** start of Material **
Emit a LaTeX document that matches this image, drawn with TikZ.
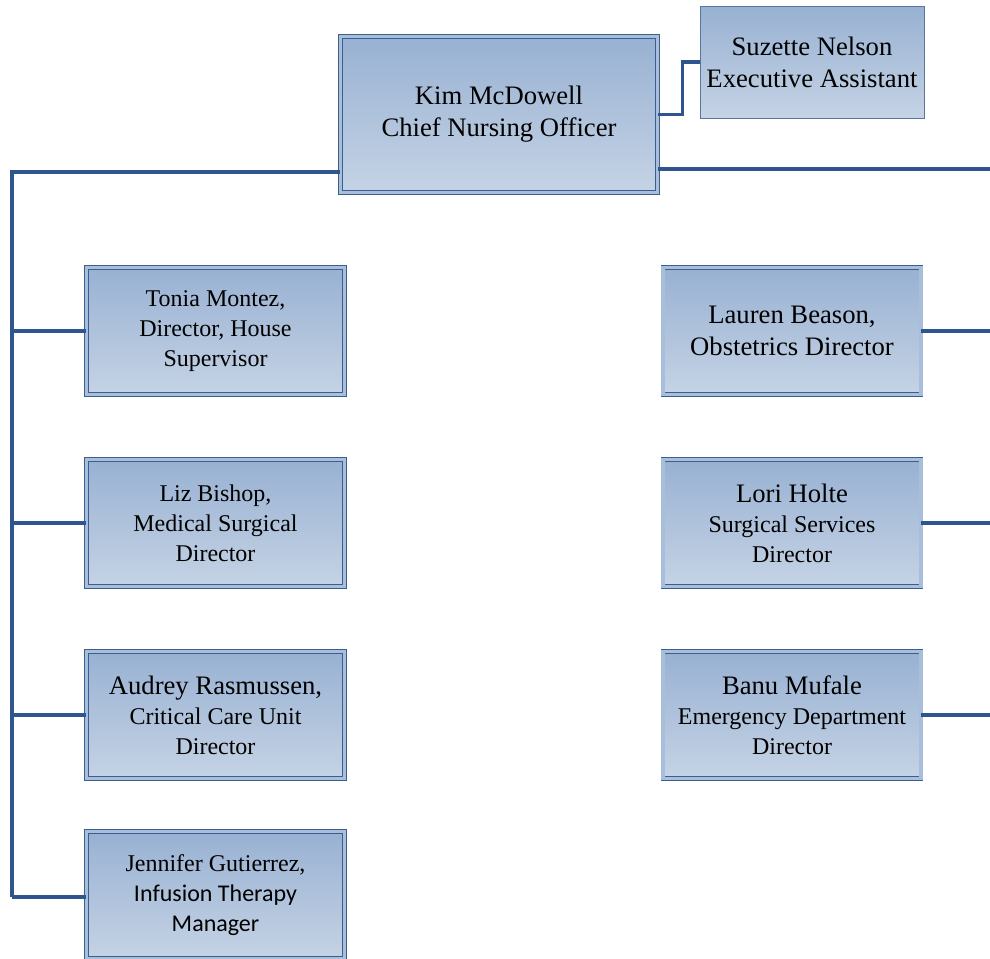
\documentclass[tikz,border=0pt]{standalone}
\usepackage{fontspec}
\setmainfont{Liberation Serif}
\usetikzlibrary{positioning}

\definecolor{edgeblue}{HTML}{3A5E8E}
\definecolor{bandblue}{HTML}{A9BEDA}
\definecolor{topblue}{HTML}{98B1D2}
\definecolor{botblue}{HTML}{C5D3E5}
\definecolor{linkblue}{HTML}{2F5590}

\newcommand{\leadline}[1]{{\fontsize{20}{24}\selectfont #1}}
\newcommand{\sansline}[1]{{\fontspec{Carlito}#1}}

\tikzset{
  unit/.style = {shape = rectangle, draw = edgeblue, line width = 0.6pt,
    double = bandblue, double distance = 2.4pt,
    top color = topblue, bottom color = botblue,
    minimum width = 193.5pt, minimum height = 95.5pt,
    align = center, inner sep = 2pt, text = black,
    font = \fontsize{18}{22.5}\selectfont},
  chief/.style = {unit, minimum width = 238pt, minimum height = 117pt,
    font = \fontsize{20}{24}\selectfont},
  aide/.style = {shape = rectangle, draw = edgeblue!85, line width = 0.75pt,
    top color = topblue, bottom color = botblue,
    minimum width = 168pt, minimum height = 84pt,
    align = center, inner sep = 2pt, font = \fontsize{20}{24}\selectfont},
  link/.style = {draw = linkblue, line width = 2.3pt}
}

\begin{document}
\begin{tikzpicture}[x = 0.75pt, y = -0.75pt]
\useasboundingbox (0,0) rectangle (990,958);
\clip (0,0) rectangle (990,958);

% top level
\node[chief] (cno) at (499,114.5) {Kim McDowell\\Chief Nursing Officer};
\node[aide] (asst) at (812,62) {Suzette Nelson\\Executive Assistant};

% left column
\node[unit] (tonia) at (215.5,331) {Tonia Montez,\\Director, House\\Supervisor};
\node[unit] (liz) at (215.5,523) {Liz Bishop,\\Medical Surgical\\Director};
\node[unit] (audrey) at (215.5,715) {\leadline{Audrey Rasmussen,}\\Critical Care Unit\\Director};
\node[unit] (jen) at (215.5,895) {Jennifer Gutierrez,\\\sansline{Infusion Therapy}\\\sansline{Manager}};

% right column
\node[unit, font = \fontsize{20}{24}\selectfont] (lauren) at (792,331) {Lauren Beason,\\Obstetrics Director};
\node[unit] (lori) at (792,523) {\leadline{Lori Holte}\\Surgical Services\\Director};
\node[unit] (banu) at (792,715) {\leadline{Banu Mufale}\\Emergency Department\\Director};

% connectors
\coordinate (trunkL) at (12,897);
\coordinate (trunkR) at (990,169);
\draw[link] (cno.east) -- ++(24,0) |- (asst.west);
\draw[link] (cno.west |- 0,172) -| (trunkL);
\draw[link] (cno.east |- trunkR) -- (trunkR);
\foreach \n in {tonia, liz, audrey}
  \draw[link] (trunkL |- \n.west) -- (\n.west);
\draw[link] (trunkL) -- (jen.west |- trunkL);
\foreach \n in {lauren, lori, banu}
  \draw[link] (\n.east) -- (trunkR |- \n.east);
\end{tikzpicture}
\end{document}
** end of Material **
Aim: Quote in full the listing given above; the images are to be left out.

Output for this task:
Emit a LaTeX document that matches this image, drawn with TikZ.
\documentclass[tikz,border=0pt]{standalone}
\usepackage{fontspec}
\setmainfont{Liberation Serif}
\usetikzlibrary{positioning}

\definecolor{edgeblue}{HTML}{3A5E8E}
\definecolor{bandblue}{HTML}{A9BEDA}
\definecolor{topblue}{HTML}{98B1D2}
\definecolor{botblue}{HTML}{C5D3E5}
\definecolor{linkblue}{HTML}{2F5590}

\newcommand{\leadline}[1]{{\fontsize{20}{24}\selectfont #1}}
\newcommand{\sansline}[1]{{\fontspec{Carlito}#1}}

\tikzset{
  unit/.style = {shape = rectangle, draw = edgeblue, line width = 0.6pt,
    double = bandblue, double distance = 2.4pt,
    top color = topblue, bottom color = botblue,
    minimum width = 193.5pt, minimum height = 95.5pt,
    align = center, inner sep = 2pt, text = black,
    font = \fontsize{18}{22.5}\selectfont},
  chief/.style = {unit, minimum width = 238pt, minimum height = 117pt,
    font = \fontsize{20}{24}\selectfont},
  aide/.style = {shape = rectangle, draw = edgeblue!85, line width = 0.75pt,
    top color = topblue, bottom color = botblue,
    minimum width = 168pt, minimum height = 84pt,
    align = center, inner sep = 2pt, font = \fontsize{20}{24}\selectfont},
  link/.style = {draw = linkblue, line width = 2.3pt}
}

\begin{document}
\begin{tikzpicture}[x = 0.75pt, y = -0.75pt]
\useasboundingbox (0,0) rectangle (990,958);
\clip (0,0) rectangle (990,958);

% top level
\node[chief] (cno) at (499,114.5) {Kim McDowell\\Chief Nursing Officer};
\node[aide] (asst) at (812,62) {Suzette Nelson\\Executive Assistant};

% left column
\node[unit] (tonia) at (215.5,331) {Tonia Montez,\\Director, House\\Supervisor};
\node[unit] (liz) at (215.5,523) {Liz Bishop,\\Medical Surgical\\Director};
\node[unit] (audrey) at (215.5,715) {\leadline{Audrey Rasmussen,}\\Critical Care Unit\\Director};
\node[unit] (jen) at (215.5,895) {Jennifer Gutierrez,\\\sansline{Infusion Therapy}\\\sansline{Manager}};

% right column
\node[unit, font = \fontsize{20}{24}\selectfont] (lauren) at (792,331) {Lauren Beason,\\Obstetrics Director};
\node[unit] (lori) at (792,523) {\leadline{Lori Holte}\\Surgical Services\\Director};
\node[unit] (banu) at (792,715) {\leadline{Banu Mufale}\\Emergency Department\\Director};

% connectors
\coordinate (trunkL) at (12,897);
\coordinate (trunkR) at (990,169);
\draw[link] (cno.east) -- ++(24,0) |- (asst.west);
\draw[link] (cno.west |- 0,172) -| (trunkL);
\draw[link] (cno.east |- trunkR) -- (trunkR);
\foreach \n in {tonia, liz, audrey}
  \draw[link] (trunkL |- \n.west) -- (\n.west);
\draw[link] (trunkL) -- (jen.west |- trunkL);
\foreach \n in {lauren, lori, banu}
  \draw[link] (\n.east) -- (trunkR |- \n.east);
\end{tikzpicture}
\end{document}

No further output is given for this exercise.